> _PROBLEM REQUIREMENTS_: Where a line in the listing below contains the word "image", copy that line.
=== RECORDS SUPPLIED ===
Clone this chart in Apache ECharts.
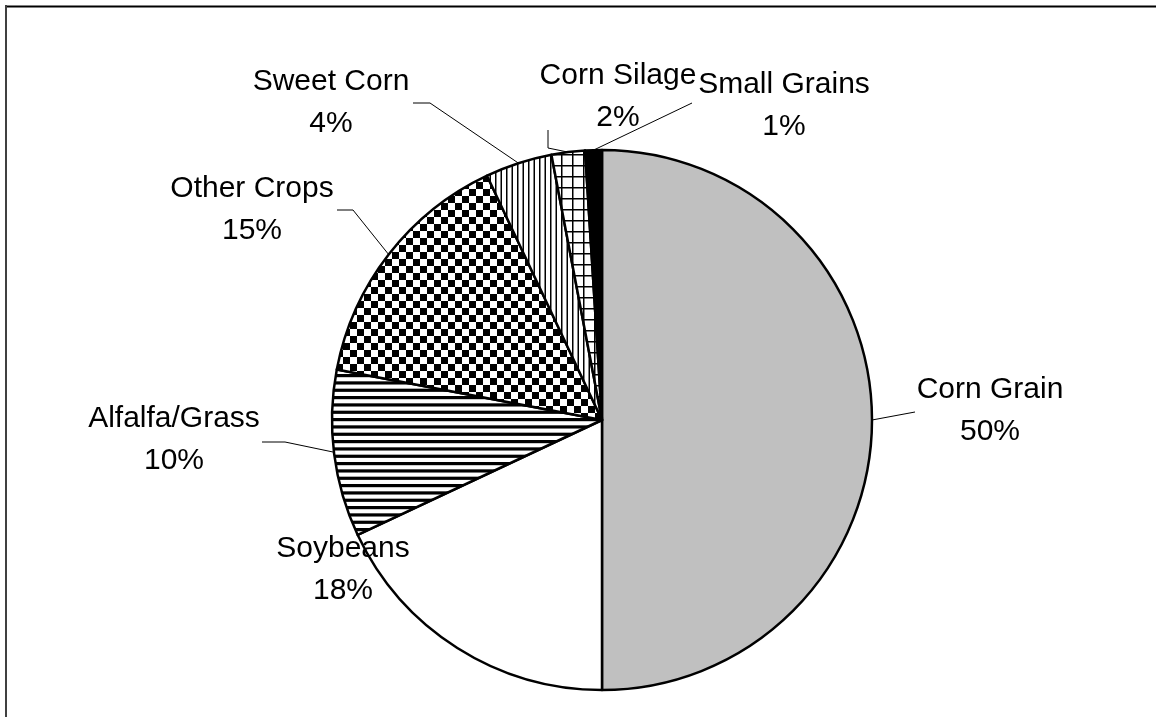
<!DOCTYPE html>
<html>
<head>
<meta charset="utf-8">
<script src="https://cdn.jsdelivr.net/npm/echarts@6/dist/echarts.min.js"></script>
<style>
html, body { margin: 0; padding: 0; background: #fff; }
#chart { width: 1156px; height: 717px; }
</style>
</head>
<body>
<div id="chart"></div>
<script>
const crops = ['Corn Grain', 'Soybeans', 'Alfalfa/Grass', 'Other Crops', 'Sweet Corn', 'Corn Silage', 'Small Grains'];
const shares = [50, 18, 10, 15, 4, 2, 1];

// label placement (block centre) and leader line points, label side first
const labelAt = [[990, 411], [343, 570], [174, 440], [252, 210], [331, 103], [618, 97], [784, 106]];
const leaderEnd = [
	[[915, 412]],
	[[410, 570]],
	[[262, 442], [285, 442]],
	[[337, 210], [353, 210]],
	[[413, 103], [430, 103]],
	[[548, 130], [548, 148]],
	[[692, 103]],
];
// where a leader meets the pie when it is not the slice middle
const leaderStart = [null, [458, 566], [333, 452], null, null, null, null];

const CX = 602, CY = 420, R = 270;

function makeTile(w, h, draw) {
	const c = document.createElement('canvas');
	c.width = w;
	c.height = h;
	const ctx = c.getContext('2d');
	ctx.fillStyle = '#fff';
	ctx.fillRect(0, 0, w, h);
	ctx.fillStyle = '#000';
	draw(ctx);
	return { image: c, repeat: 'repeat' };
}

const hStripes = makeTile(8, 22, (ctx) => {
	for (let i = 0; i < 3; i++) ctx.fillRect(0, i * 22 / 3, 8, 3.2);
});
const checker = makeTile(14, 14, (ctx) => {
	ctx.fillRect(0, 0, 7, 7);
	ctx.fillRect(7, 7, 7, 7);
});
const vStripes = makeTile(11, 8, (ctx) => {
	ctx.fillRect(0, 0, 1.5, 8);
	ctx.fillRect(5.5, 0, 1.5, 8);
});
const grid = makeTile(11, 11, (ctx) => {
	ctx.fillRect(0, 0, 11, 1.5);
	ctx.fillRect(0, 0, 1.5, 11);
});

const fills = ['#c0c0c0', '#ffffff', hStripes, checker, vStripes, grid, '#000000'];

const myChart = echarts.init(document.getElementById('chart'), null, { renderer: 'canvas' });

const option = {
	animation: false,
	graphic: [
		{ type: 'line', shape: { x1: 5, y1: 6.5, x2: 1156, y2: 6.5 }, style: { stroke: '#000', lineWidth: 2 } },
		{ type: 'line', shape: { x1: 6, y1: 5, x2: 6, y2: 717 }, style: { stroke: '#404040', lineWidth: 2 } },
	],
	series: [
		{
			type: 'pie',
			center: [CX, CY],
			radius: [0, R],
			startAngle: 90,
			clockwise: true,
			avoidLabelOverlap: false,
			emphasis: { disabled: true },
			itemStyle: { borderColor: '#000', borderWidth: 2.5, borderJoin: 'round' },
			label: {
				show: true,
				position: 'outside',
				formatter: '{b}\n{c}%',
				fontFamily: 'Liberation Sans, Arial, sans-serif',
				fontSize: 30,
				lineHeight: 42,
				color: '#000',
				align: 'center',
			},
			labelLine: {
				show: true,
				lineStyle: { color: '#000', width: 1 },
			},
			labelLayout: (params) => {
				const i = params.dataIndex;
				const start = leaderStart[i] || params.labelLinePoints[0];
				const pts = [start].concat(leaderEnd[i].slice().reverse());
				if (pts.length === 2) pts.splice(1, 0, pts[1]);
				return {
					x: labelAt[i][0],
					y: labelAt[i][1],
					align: 'center',
					verticalAlign: 'middle',
					hideOverlap: false,
					moveOverlap: false,
					labelLinePoints: pts,
				};
			},
			data: crops.map((name, i) => ({
				name: name,
				value: shares[i],
				itemStyle: { color: fills[i] },
			})),
		},
	],
};

myChart.setOption(option);
</script>
</body>
</html>
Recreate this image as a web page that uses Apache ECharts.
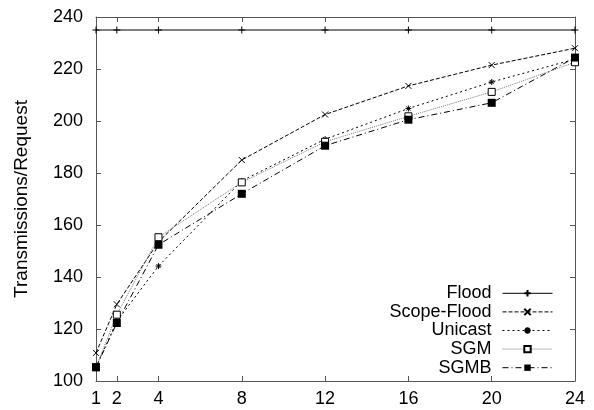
<!DOCTYPE html>
<html>
<head>
<meta charset="utf-8">
<script src="https://cdn.jsdelivr.net/npm/echarts@6/dist/echarts.min.js"></script>
<style>html,body{margin:0;padding:0;background:#fff}#c{width:594px;height:410px}</style>
</head>
<body>
<div id="c"></div>
<script>
var xValues = [1, 2, 4, 8, 12, 16, 20, 24];
var xTicks = [1, 2, 4, 8, 12, 16, 20, 24];
var yTicks = [100, 120, 140, 160, 180, 200, 220, 240];
var flood = [235, 235, 235, 235, 235, 235, 235, 235];
var scopeFlood = [110.8, 129.5, 153.5, 185, 202.5, 213.5, 221.5, 228];
var unicast = [105.3, 123, 144.2, 177, 193, 204.8, 215, 223.8];
var sgm = [105.3, 125.5, 155.3, 176.4, 192, 201.8, 211.2, 222.6];
var sgmb = [105.3, 122.3, 152.4, 172, 190.5, 200.5, 207, 224.4];

function pts(arr) { return xValues.map(function (x, i) { return [x, arr[i]]; }); }

var FONT = 'Liberation Sans';
var plusPath = 'path://M0,5L10,5M5,0L5,10';
var crossPath = 'path://M0,0L10,10M10,0L0,10';
var starPath = 'path://M0,5L10,5M5,0L5,10M1.5,1.5L8.5,8.5M8.5,1.5L1.5,8.5';

function mk(name, data, dash, color, symbol, size, itemStyle) {
  return {
    name: name, type: 'line', data: pts(data), symbol: symbol, symbolSize: size,
    showAllSymbol: true, animation: false,
    lineStyle: { color: color, width: 1, type: dash },
    itemStyle: itemStyle,
    emphasis: { disabled: true }
  };
}

var chart = echarts.init(document.getElementById('c'), null, { renderer: 'canvas' });
var axisLineStyle = { color: '#555', width: 1 };
chart.setOption({
  animation: false,
  grid: { left: 96, right: 19, top: 17, bottom: 29 },
  xAxis: [{
    type: 'value', min: 1, max: 24, position: 'bottom',
    axisLine: { show: true, lineStyle: axisLineStyle },
    axisTick: { show: true, inside: true, length: 5, lineStyle: axisLineStyle, customValues: xTicks },
    axisLabel: { customValues: xTicks, color: '#000', fontSize: 18, fontFamily: FONT, margin: 9 },
    splitLine: { show: false }
  }, {
    type: 'value', min: 1, max: 24, position: 'top',
    axisLine: { show: true, lineStyle: axisLineStyle },
    axisTick: { show: true, inside: true, length: 5, lineStyle: axisLineStyle, customValues: xTicks },
    axisLabel: { show: false },
    splitLine: { show: false }
  }],
  yAxis: [{
    type: 'value', min: 100, max: 240, interval: 20, position: 'left',
    name: 'Transmissions/Request', nameLocation: 'middle', nameGap: 65,
    nameTextStyle: { color: '#000', fontSize: 19, fontFamily: FONT },
    axisLine: { show: true, lineStyle: axisLineStyle },
    axisTick: { show: true, inside: true, length: 5, lineStyle: axisLineStyle },
    axisLabel: { color: '#000', fontSize: 18, fontFamily: FONT, margin: 13 },
    splitLine: { show: false }
  }, {
    type: 'value', min: 100, max: 240, interval: 20, position: 'right',
    axisLine: { show: true, lineStyle: axisLineStyle },
    axisTick: { show: true, inside: true, length: 5, lineStyle: axisLineStyle },
    axisLabel: { show: false },
    splitLine: { show: false }
  }],
  legend: {
    orient: 'vertical', right: 41, top: 284, align: 'right',
    itemWidth: 50, itemHeight: 8, itemGap: 0, padding: 0,
    selectedMode: false,
    lineStyle: { width: 1 },
    textStyle: { color: '#000', fontSize: 18, fontFamily: FONT, width: 108, align: 'right', lineHeight: 18.6, padding: [0, 6, 0, 0] },
    data: ['Flood', 'Scope-Flood', 'Unicast', 'SGM', 'SGMB']
  },
  series: [
    mk('Flood', flood, 'solid', '#000', plusPath, 7, { color: 'transparent', borderColor: '#000', borderWidth: 1 }),
    mk('Scope-Flood', scopeFlood, [4, 2], '#000', crossPath, 6, { color: 'transparent', borderColor: '#000', borderWidth: 1 }),
    mk('Unicast', unicast, [2, 3], '#000', starPath, 6, { color: 'transparent', borderColor: '#000', borderWidth: 1 }),
    mk('SGM', sgm, [1, 1], '#777', 'rect', 7, { color: '#fff', borderColor: '#000', borderWidth: 1 }),
    mk('SGMB', sgmb, [6, 3, 1, 3], '#000', 'rect', 8, { color: '#000', borderColor: '#000', borderWidth: 0 })
  ]
});
</script>
</body>
</html>
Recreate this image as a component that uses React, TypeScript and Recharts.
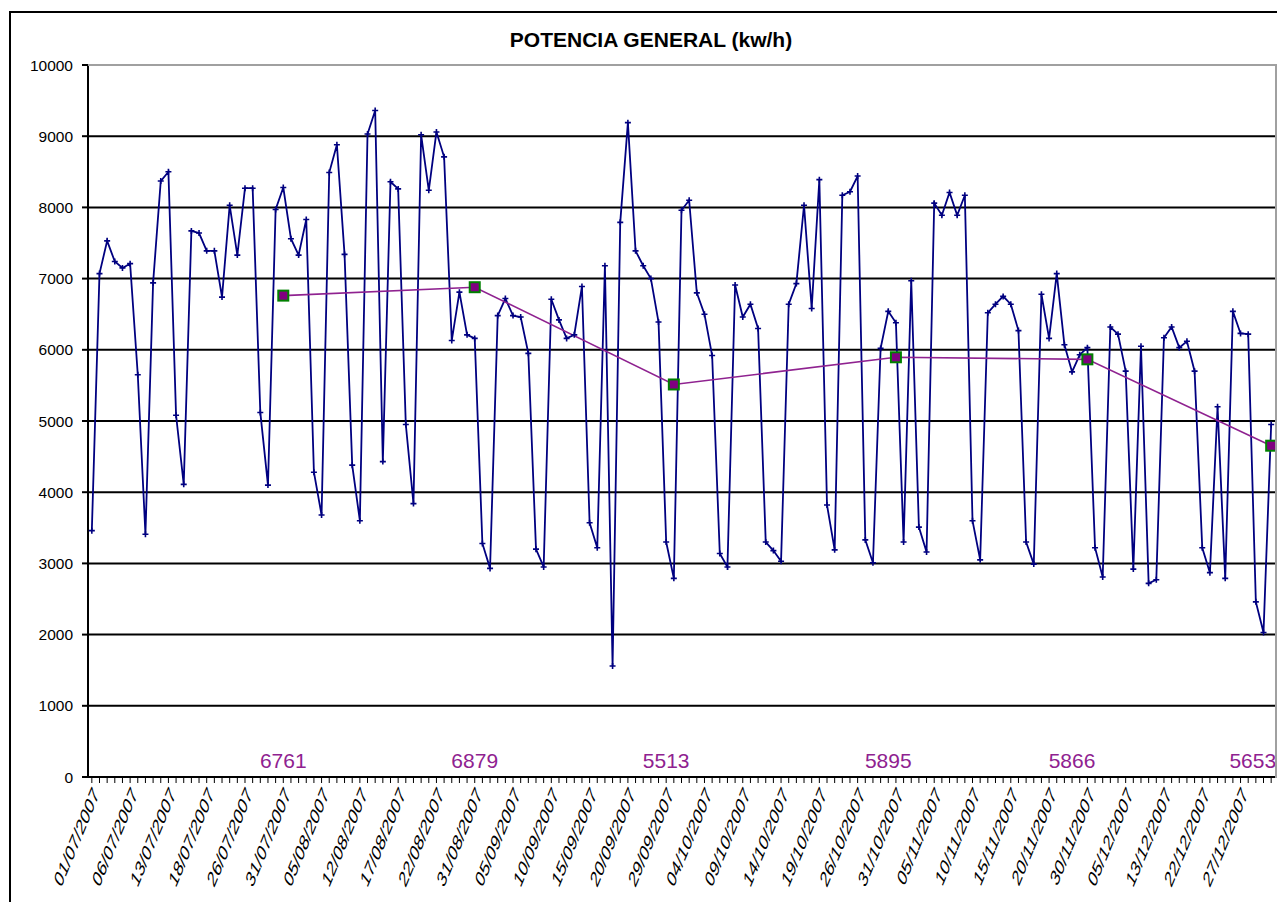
===
> _OUTPUT_:
	return { image: c, repeat: 'repeat' };
Recreate this image as a web page that uses Apache ECharts.
Recreate this image as a component that uses React, TypeScript and Recharts.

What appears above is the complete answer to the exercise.